Glaubensflüchtlinge Im Jahr 1525 verliessen die ersten evangelischen Glaubensflüchtlinge Frankreich – die Hugenotten. Die katholische Kirche hatte sie in der Zeit der Gegenreformation immer stärker unter Druck gesetzt und vertrieben. Insgesamt waren es mehr als eine Viertelmillion Menschen, die bis 1685 Frankreich verliessen und in den umliegenden protestantischen Ländern ihr «Refuge» fanden. Da sie meist der bürgerlichen Oberschicht oder dem Adel entstammten, umwarben sie die Fluchtländer zum Teil und statteten sie mit Privilegien aus.
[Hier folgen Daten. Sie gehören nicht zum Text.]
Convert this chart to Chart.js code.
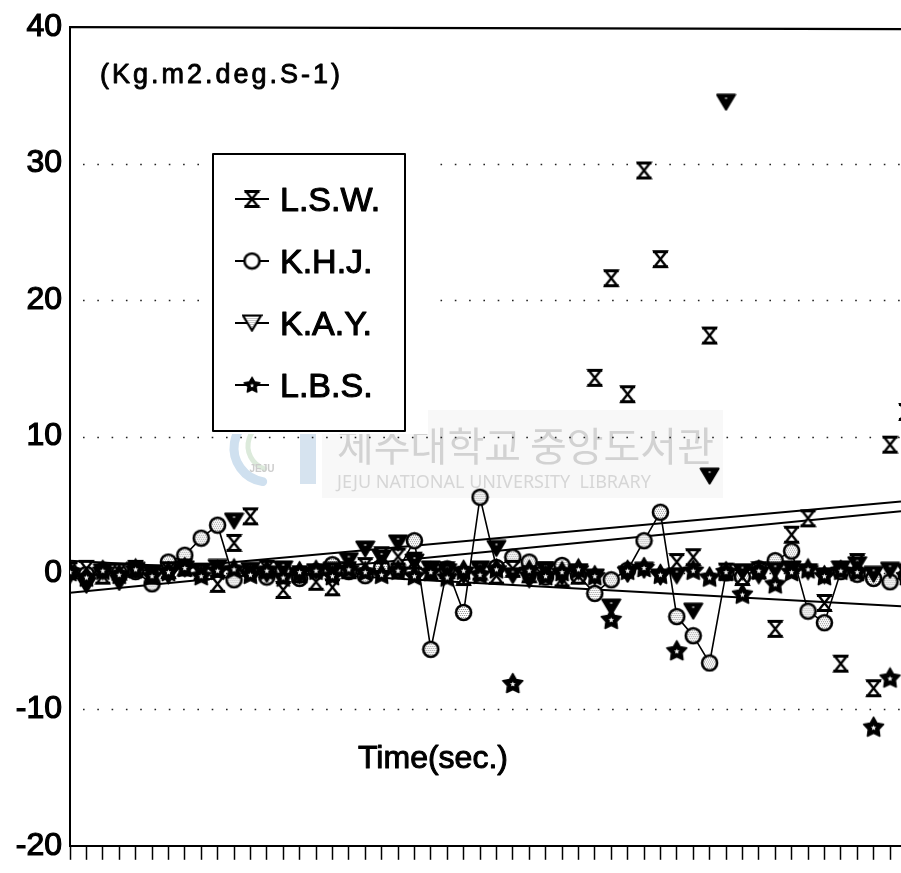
<!DOCTYPE html>
<html>
<head>
<meta charset="utf-8">
<title>Angular momentum</title>
<script src="https://cdn.jsdelivr.net/npm/chart.js@4.4.1/dist/chart.umd.min.js"></script>
<style>
    html, body { margin: 0; padding: 0; background: #fff; overflow: hidden; }
    canvas { display: block; }
</style>
</head>
<body>
<canvas id="momentChart" width="901" height="873"></canvas>
<script>
// sample index along the time axis (one per tick mark)
const timeSteps = [0, 1, 2, 3, 4, 5, 6, 7, 8, 9, 10, 11, 12, 13, 14, 15, 16, 17, 18, 19,
    20, 21, 22, 23, 24, 25, 26, 27, 28, 29, 30, 31, 32, 33, 34, 35, 36, 37, 38, 39,
    40, 41, 42, 43, 44, 45, 46, 47, 48, 49, 50, 51];

const lswValues = [0.2, 0.3, -0.2, 0.1, 0.3, -0.2, 0.2, 0.4, 0.1, -0.8,
    2.2, 4.15, 0.3, -1.25, -0.1, -0.65, -1.05, 0.2, 0.5, 1.3,
    1.2, 0.9, 0.1, 0.2, -0.3, 0.1, -0.2, 0.3, -0.1, 0.2,
    -0.4, -0.2, 14.3, 21.6, 13.1, 29.5, 23.0, 0.8, 1.15, 17.4,
    0.1, -0.3, 0.2, -4.1, 2.8, 4.0, -2.2, -6.65, 0.8, -8.45,
    9.4, 11.8];

const khjValues = [0.1, -0.1, 0.2, 0.0, 0.1, -0.8, 0.8, 1.3, 2.55, 3.5,
    -0.5, 0.1, -0.3, 0.2, -0.4, 0.1, 0.6, 0.1, -0.2, 0.4,
    0.2, 2.36, -5.6, 0.3, -2.9, 5.55, 0.4, 1.15, 0.8, -0.3,
    0.55, -0.2, -1.5, -0.5, 0.2, 2.36, 4.45, -3.2, -4.6, -6.6,
    0.0, -0.3, 0.3, 0.9, 1.6, -2.8, -3.65, 0.1, -0.1, -0.4,
    -0.65, -0.2];

const kayValues = [-0.2, -0.9, 0.1, -0.7, 0.2, 0.0, -0.2, 0.3, 0.1, 0.4,
    3.8, 0.2, -0.1, 0.3, -0.2, 0.1, 0.2, 0.9, 1.75, 1.1,
    2.2, 0.8, 0.3, 0.1, -0.2, 0.3, 1.8, -0.2, -0.5, 0.2,
    -0.3, 0.1, -0.3, -2.5, -0.1, 0.2, -0.3, -0.2, -2.8, 7.1,
    34.5, 0.1, -0.2, 0.2, 0.3, 0.1, -0.2, 0.3, 0.6, -0.1,
    0.2, 0.1];

const lbsValues = [0.1, -0.3, 0.2, -0.1, 0.3, -0.2, 0.1, 0.4, -0.2, 0.2,
    0.3, -0.1, 0.2, -0.3, 0.1, 0.2, -0.2, 0.3, 0.1, -0.1,
    0.2, -0.2, 0.1, -0.3, 0.2, -0.1, 0.3, -8.1, 0.2, -0.2,
    0.1, 0.3, -0.2, -3.4, 0.2, 0.4, -0.1, -5.7, 0.2, -0.3,
    0.1, -1.55, 0.2, -0.8, 0.1, 0.3, -0.2, 0.2, 0.1, -11.3,
    -7.7, -0.2];

const seriesNames = ['L.S.W.', 'K.H.J.', 'K.A.Y.', 'L.B.S.'];

// straight fitted lines: value at the left edge and at the right edge
const trendStart = [-0.3, -1.46, 0.9];
const trendEnd = [5.24, 4.52, -2.45];

const yTicks = [-20, -10, 0, 10, 20, 30, 40];
const gridValues = [-10, 0, 10, 20, 30];
const xMax = 50.67;

const FONT = '"Liberation Sans", Arial, Helvetica, sans-serif';

function pairs(values) {
    return timeSteps.map((t, i) => ({ x: t, y: values[i] }));
}

function markerCanvas(w, h, paint) {
    const c = document.createElement('canvas');
    c.width = w;
    c.height = h;
    paint(c.getContext('2d'), w, h);
    return c;
}

// light grey dot screen used inside the circles
function stipple(ctx, w, h) {
    ctx.fillStyle = '#fff';
    ctx.fillRect(0, 0, w, h);
    ctx.fillStyle = '#8c8c8c';
    for (let y = 0; y < h; y += 2) {
        for (let x = (y / 2) % 2; x < w; x += 2) {
            ctx.fillRect(x, y, 1, 1);
        }
    }
}

function starPath(ctx, cx, cy, ro, ri) {
    ctx.beginPath();
    for (let k = 0; k < 10; k++) {
        const r = k % 2 === 0 ? ro : ri;
        const a = -Math.PI / 2 + k * Math.PI / 5;
        const px = cx + r * Math.cos(a);
        const py = cy + r * Math.sin(a);
        if (k === 0) ctx.moveTo(px, py); else ctx.lineTo(px, py);
    }
    ctx.closePath();
}

const hourglass = markerCanvas(17, 20, (ctx, w, h) => {
    ctx.beginPath();
    ctx.moveTo(2.5, 2.5);
    ctx.lineTo(w - 2.5, 2.5);
    ctx.lineTo(2.5, h - 2.5);
    ctx.lineTo(w - 2.5, h - 2.5);
    ctx.closePath();
    ctx.fillStyle = '#fff';
    ctx.fill();
    ctx.lineWidth = 2.4;
    ctx.strokeStyle = '#000';
    ctx.stroke();
    ctx.fillStyle = '#000';
    ctx.fillRect(1, 1, w - 2, 3);
    ctx.fillRect(1, h - 4, w - 2, 3);
});

function circleMarker(screened) {
    return markerCanvas(19, 19, (ctx, w, h) => {
        ctx.beginPath();
        ctx.arc(9.5, 9.5, 7.5, 0, Math.PI * 2);
        ctx.save();
        ctx.clip();
        if (screened) {
            stipple(ctx, w, h);
        } else {
            ctx.fillStyle = '#fff';
            ctx.fillRect(0, 0, w, h);
        }
        ctx.restore();
        ctx.lineWidth = 2.6;
        ctx.strokeStyle = '#000';
        ctx.stroke();
    });
}

function triangleMarker(filled) {
    return markerCanvas(21, 18, (ctx, w, h) => {
        ctx.beginPath();
        ctx.moveTo(1.5, 1.5);
        ctx.lineTo(w - 1.5, 1.5);
        ctx.lineTo(w / 2, h - 1.5);
        ctx.closePath();
        if (filled) {
            ctx.fillStyle = '#000';
            ctx.fill();
            ctx.lineWidth = 2;
            ctx.lineJoin = 'round';
            ctx.strokeStyle = '#000';
            ctx.stroke();
            ctx.fillStyle = '#9a9a9a';
            ctx.fillRect(w / 2 - 1, 4, 2, 2);
        } else {
            ctx.save();
            ctx.clip();
            stipple(ctx, w, h);
            ctx.restore();
            ctx.lineWidth = 2.2;
            ctx.strokeStyle = '#000';
            ctx.stroke();
        }
    });
}

const starMark = markerCanvas(23, 23, (ctx) => {
    starPath(ctx, 11.5, 12, 10.5, 5.6);
    ctx.fillStyle = '#000';
    ctx.fill();
    ctx.lineWidth = 1.5;
    ctx.lineJoin = 'round';
    ctx.strokeStyle = '#000';
    ctx.stroke();
    starPath(ctx, 11.5, 12.2, 2.8, 1.3);
    ctx.fillStyle = '#fff';
    ctx.fill();
});

const circleMark = circleMarker(true);
const triMark = triangleMarker(true);
const legendMarks = [hourglass, circleMarker(false), triangleMarker(false), starMark];

function drawWatermark(ctx) {
    ctx.save();
    ctx.fillStyle = '#f8f8f8';
    ctx.fillRect(322, 410, 401, 88);

    // faint crest on the left
    ctx.lineCap = 'round';
    ctx.strokeStyle = '#cfe0ef';
    ctx.lineWidth = 9;
    ctx.beginPath();
    ctx.arc(268, 448, 34, Math.PI * 0.55, Math.PI * 1.35);
    ctx.stroke();
    ctx.strokeStyle = '#dceadb';
    ctx.lineWidth = 5;
    ctx.beginPath();
    ctx.arc(272, 446, 24, Math.PI * 0.6, Math.PI * 1.3);
    ctx.stroke();
    ctx.fillStyle = '#d6e3ef';
    ctx.fillRect(300, 420, 16, 64);
    ctx.fillStyle = '#cccccc';
    ctx.font = 'bold 10px ' + FONT;
    ctx.textAlign = 'center';
    ctx.fillText('JEJU', 262, 472);

    ctx.textAlign = 'left';
    ctx.fillStyle = '#d2d2d2';
    ctx.font = '40px "Noto Sans CJK KR", sans-serif';
    ctx.fillText('제주대학교 중앙도서관', 337, 461);
    ctx.fillStyle = '#d6d6d6';
    ctx.font = '18px "Noto Sans", sans-serif';
    ctx.fillText('JEJU NATIONAL UNIVERSITY  LIBRARY', 337, 488);
    ctx.restore();
}

// filled text with a thin outline so it reads as heavy as the printed labels
function heavyText(ctx, text, x, y, weight) {
    ctx.lineWidth = weight;
    ctx.strokeStyle = '#000';
    ctx.lineJoin = 'round';
    ctx.strokeText(text, x, y);
    ctx.fillText(text, x, y);
}

const paperFrame = {
    id: 'paperFrame',
    beforeDatasetsDraw(chart) {
        const { ctx, chartArea, scales } = chart;
        drawWatermark(ctx);

        // dotted value lines
        ctx.save();
        ctx.strokeStyle = '#222';
        ctx.lineWidth = 1.6;
        ctx.setLineDash([1.6, 12.7]);
        gridValues.forEach(v => {
            const y = Math.round(scales.y.getPixelForValue(v)) + 0.5;
            ctx.beginPath();
            ctx.moveTo(chartArea.left + 13, y);
            ctx.lineTo(chartArea.right, y);
            ctx.stroke();
        });
        ctx.restore();

        // top edge of the frame
        ctx.save();
        ctx.strokeStyle = '#000';
        ctx.lineWidth = 2.2;
        ctx.beginPath();
        ctx.moveTo(chartArea.left, chartArea.top);
        ctx.lineTo(chartArea.right, chartArea.top + 2);
        ctx.stroke();
        ctx.restore();
    },
    afterDraw(chart) {
        const ctx = chart.ctx;
        ctx.save();
        ctx.fillStyle = '#000';
        ctx.textBaseline = 'alphabetic';
        ctx.textAlign = 'left';

        ctx.font = '27px ' + FONT;
        ctx.letterSpacing = '3px';
        heavyText(ctx, '(Kg.m2.deg.S-1)', 100, 83, 0.9);
        ctx.letterSpacing = '0px';

        ctx.font = '32px ' + FONT;
        heavyText(ctx, 'Time(sec.)', 358, 768, 1);

        // legend box
        ctx.fillStyle = '#fff';
        ctx.fillRect(205, 150, 223, 284);
        ctx.strokeStyle = '#000';
        ctx.lineWidth = 2;
        ctx.strokeRect(213, 154, 192, 277);

        ctx.font = '34px ' + FONT;
        ctx.fillStyle = '#000';
        seriesNames.forEach((name, k) => {
            const cy = 199 + k * 62;
            ctx.lineWidth = 2;
            ctx.strokeStyle = '#000';
            ctx.beginPath();
            ctx.moveTo(235, cy);
            ctx.lineTo(269, cy);
            ctx.stroke();
            const m = legendMarks[k];
            const s = k === 3 ? 0.8 : 1;
            ctx.drawImage(m, 252 - m.width * s / 2, cy - m.height * s / 2, m.width * s, m.height * s);
            heavyText(ctx, name, 280, cy + 12, 1.1);
        });
        ctx.restore();
    }
};

const trendSets = trendStart.map((s, k) => ({
    label: 'trend' + k,
    data: [{ x: 0, y: s }, { x: xMax, y: trendEnd[k] }],
    showLine: true,
    borderColor: '#000',
    borderWidth: 2,
    pointRadius: 0,
    order: 5
}));

new Chart(document.getElementById('momentChart'), {
    type: 'scatter',
    data: {
        datasets: [
            {
                label: seriesNames[0],
                data: pairs(lswValues),
                pointStyle: hourglass,
                pointRadius: 8,
                showLine: false,
                order: 2
            },
            {
                label: seriesNames[1],
                data: pairs(khjValues),
                pointStyle: circleMark,
                pointRadius: 8,
                showLine: true,
                borderColor: '#000',
                borderWidth: 1.6,
                tension: 0,
                order: 3
            },
            {
                label: seriesNames[2],
                data: pairs(kayValues),
                pointStyle: triMark,
                pointRadius: 8,
                showLine: false,
                order: 1
            },
            {
                label: seriesNames[3],
                data: pairs(lbsValues),
                pointStyle: starMark,
                pointRadius: 8,
                showLine: false,
                order: 0
            },
            ...trendSets
        ]
    },
    options: {
        responsive: false,
        devicePixelRatio: 1,
        animation: false,
        layout: { autoPadding: false, padding: { top: 22, left: 0, right: 0, bottom: 4 } },
        plugins: {
            legend: { display: false },
            tooltip: { enabled: false }
        },
        scales: {
            x: {
                type: 'linear',
                min: 0,
                max: xMax,
                ticks: { display: false, stepSize: 1, maxTicksLimit: 100, includeBounds: false },
                grid: {
                    drawOnChartArea: false,
                    drawTicks: true,
                    tickLength: 14,
                    tickColor: '#000',
                    tickWidth: 1.5,
                    color: '#000'
                },
                border: { display: true, color: '#000', width: 2 }
            },
            y: {
                min: yTicks[0],
                max: yTicks[yTicks.length - 1],
                afterBuildTicks: scale => {
                    scale.ticks = yTicks.map(v => ({ value: v }));
                },
                afterFit: scale => {
                    scale.width = 70;
                },
                ticks: {
                    color: '#000',
                    padding: 8,
                    textStrokeColor: '#000',
                    textStrokeWidth: 1.2,
                    font: { family: FONT, size: 32 }
                },
                grid: { display: false, drawTicks: false },
                border: { display: true, color: '#000', width: 2 }
            }
        }
    },
    plugins: [paperFrame]
});
</script>
</body>
</html>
Schweizer «Refuge» In den reformierten Kantonen (Genf, Neuenburg, Waadt, Bern, Graubünden, Schaffhausen, St. Gallen, Zürich, Bern) liessen sich etwa 20 000 Hugenotten dauerhaft nieder. Sie machten in einigen Städten bis zu 30 Prozent der Einwohnerzahl aus: Genf etwa wuchs zwischen 1680 und 1720 um 4000 Einwohner. Viele Hugenotten reisten weiter.

Die Städte bürgerten die Flüchtlinge nur schleppend ein. Für das Verfahren mussten die Hugenotten in der Regel viel Geld bezahlen.

Schweizer Unternehmer Im 16. Jahrhundert florierte die schweizerische Wirtschaft. Viele hugenottische Einwanderer trugen zum Wachstum von Handwerk und Gewerbe bei. Sie bereicherten und belebten das Textilgewerbe: Seidengewebe wie Lamé, Taft und Rips, gefärbte und bedruckte Baumwollstoffe, Mousseline, seidene Halstücher und Strümpfe und seidene Bänder – alles modische Neuheiten aus hugenottischer Produktion. Im Handel – Import von Rohstoffen und Export von Fertigwaren – und bei den Banken standen die Hugenotten an vorderster Front. Diese Wirtschaftszweige gehörten um 1700 noch eng zusammen. Wenige Familien hatten diese Branche in der Hand, darunter viele hugenottische wie die Sarasins in Basel. Diese sind ein Paradebeispiel dafür, wie schnell die Hugenotten in der Schweizer Gesellschaft ihren Platz fanden.